2. Intelligent performance reporting: Diligent’s Smart Board Book Builder assembles risk data into executive-ready materials that demonstrate strategic value to boards and stakeholders. Risk teams can transform months of analysis into compelling board presentations with one click, focusing their time on strategic recommendations rather than document preparation.
3. Predictive analytics and benchmarking: AI-powered platforms like Diligent AI Risk Essentials enable real-time performance benchmarking against industry standards and peer organizations. Predictive modeling capabilities forecast potential risk scenarios and their business impact, supporting strategic planning rather than reactive risk response.

Turn ERM into a growth driver with Diligent
Though ERM can easily become reactive, in reality, it should embody the principle that the best offense is a good defense. When an organization is consistently secure, it can pivot to pursue new opportunities and even find gaps in the market — both of which are key to solidifying the competitive advantage.
ERM frameworks provide risk teams with guardrails to communicate performance effectively. With strong risk communication, Chief Risk Officers can guide boards toward making bold moves that don't overexpose businesses to risk. Contemporary governance requires this integration between risk management and strategic opportunity identification.

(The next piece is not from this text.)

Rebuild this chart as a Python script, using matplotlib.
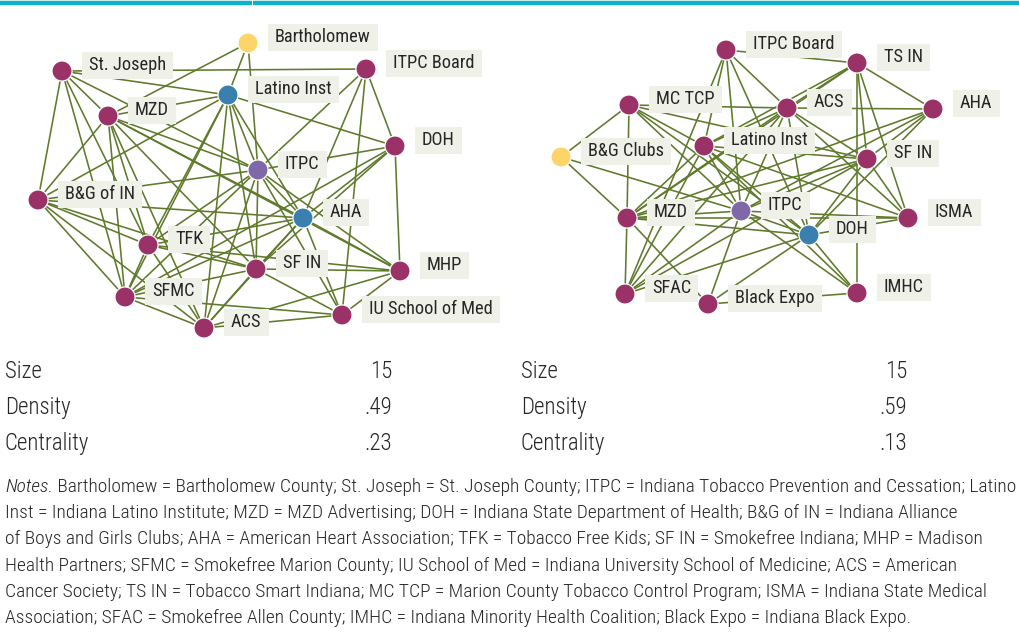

Ready to build governance infrastructure that supports proactive risk management? Schedule a demo with Diligent today.
FAQs about measuring ERM performance
What are the most important KPIs for measuring ERM performance?
The most critical KPIs include risks identified and mitigated, time to mitigation, risk costs, and strategic integration metrics. Focus on metrics that demonstrate both risk reduction and value creation to show comprehensive program effectiveness.
How often should organizations measure ERM performance?
Leading organizations measure core metrics monthly, with comprehensive performance reviews quarterly. However, critical risk indicators should be monitored continuously using automated systems to enable real-time decision-making.
What are common mistakes when implementing ERM performance measurement?
The biggest mistake is measuring activities instead of outcomes. Focus on strategic impact rather than process completion. Also, avoid creating too many metrics without clear business relevance or failing to integrate measurements with strategic planning processes.
How can smaller organizations start measuring ERM performance effectively?
Start with 3-5 fundamental metrics aligned with business objectives. Use technology platforms that scale with growth rather than manual processes that become overwhelming. Focus on metrics that demonstrate clear business value to gain leadership support.
What role does technology play in ERM performance measurement?
Technology enables automated data collection, real-time monitoring, and predictive analytics that manual processes cannot match. AI-powered platforms can synthesize complex risk data into executive-ready insights while maintaining continuous compliance monitoring.